Start of Dataset extract

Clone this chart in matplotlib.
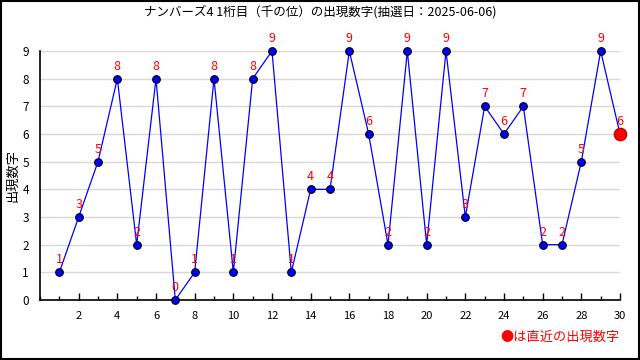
import numpy as np
import matplotlib
matplotlib.use("Agg")
import matplotlib.pyplot as plt
from matplotlib.ticker import MultipleLocator

plt.rcParams['font.family'] = ['Noto Sans CJK JP', 'DejaVu Sans']

draws = list(range(1, 31))
digits = [1, 3, 5, 8, 2, 8, 0, 1, 8, 1, 8, 9, 1, 4, 4, 9, 6, 2, 9, 2,
          9, 3, 7, 6, 7, 2, 2, 5, 9, 6]
title = "ナンバーズ4 1桁目（千の位）の出現数字(抽選日：2025-06-06)"

fig = plt.figure(figsize=(6.4, 3.6), dpi=100)
ax = fig.add_axes([40 / 640, 60 / 360, 580 / 640, 249 / 360])

ax.plot(draws, digits, color="#0000ff", linewidth=0.9,
        marker="o", markersize=5.5, markerfacecolor="#0000ff",
        markeredgecolor="black", markeredgewidth=0.8, zorder=3, clip_on=False)
ax.plot(draws[-1], digits[-1], "o", color="red", markersize=9,
        markeredgecolor="#aa0000", markeredgewidth=0.8, zorder=4, clip_on=False)

for x, y in zip(draws, digits):
    ax.text(x, y + 0.22, str(y), color="red", fontsize=9,
            ha="center", va="bottom", zorder=5)

ax.set_xlim(0, 30)
ax.set_ylim(0, 9)
ax.set_xticks(list(range(2, 31, 2)))
ax.xaxis.set_minor_locator(MultipleLocator(1))
ax.yaxis.set_major_locator(MultipleLocator(1))
ax.tick_params(axis="x", which="major", direction="in", length=5, width=1,
               labelsize=8, pad=8)
ax.tick_params(axis="x", which="minor", direction="in", length=3, width=1)
ax.tick_params(axis="y", length=0, labelsize=8.5, pad=8)
ax.grid(axis="y", color="#d8d8d8", linewidth=1)
ax.set_axisbelow(True)
for s in ["top", "right"]:
    ax.spines[s].set_visible(False)
ax.spines["left"].set_linewidth(1.2)
ax.spines["bottom"].set_linewidth(1.2)

fig.text(13 / 640, 1 - 175 / 360, "出現数字", rotation=90, ha="center",
         va="center", fontsize=9.5)
fig.text(0.5, 1 - 12 / 360, title, ha="center", va="center", fontsize=9)
fig.text(620 / 640, 1 - 337 / 360, "●は直近の出現数字", color="red",
         ha="right", va="center", fontsize=9.5)

fig.patches.append(plt.Rectangle((0.001, 0.002), 0.997, 0.996, transform=fig.transFigure,
                                 fill=False, edgecolor="black", linewidth=1.5))

fig.savefig("out.png", dpi=100)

End of Dataset extract

Copy out all lines above that include the string "matplotlib".

**Right answer**
Clone this chart in matplotlib.
import matplotlib
matplotlib.use("Agg")
import matplotlib.pyplot as plt
from matplotlib.ticker import MultipleLocator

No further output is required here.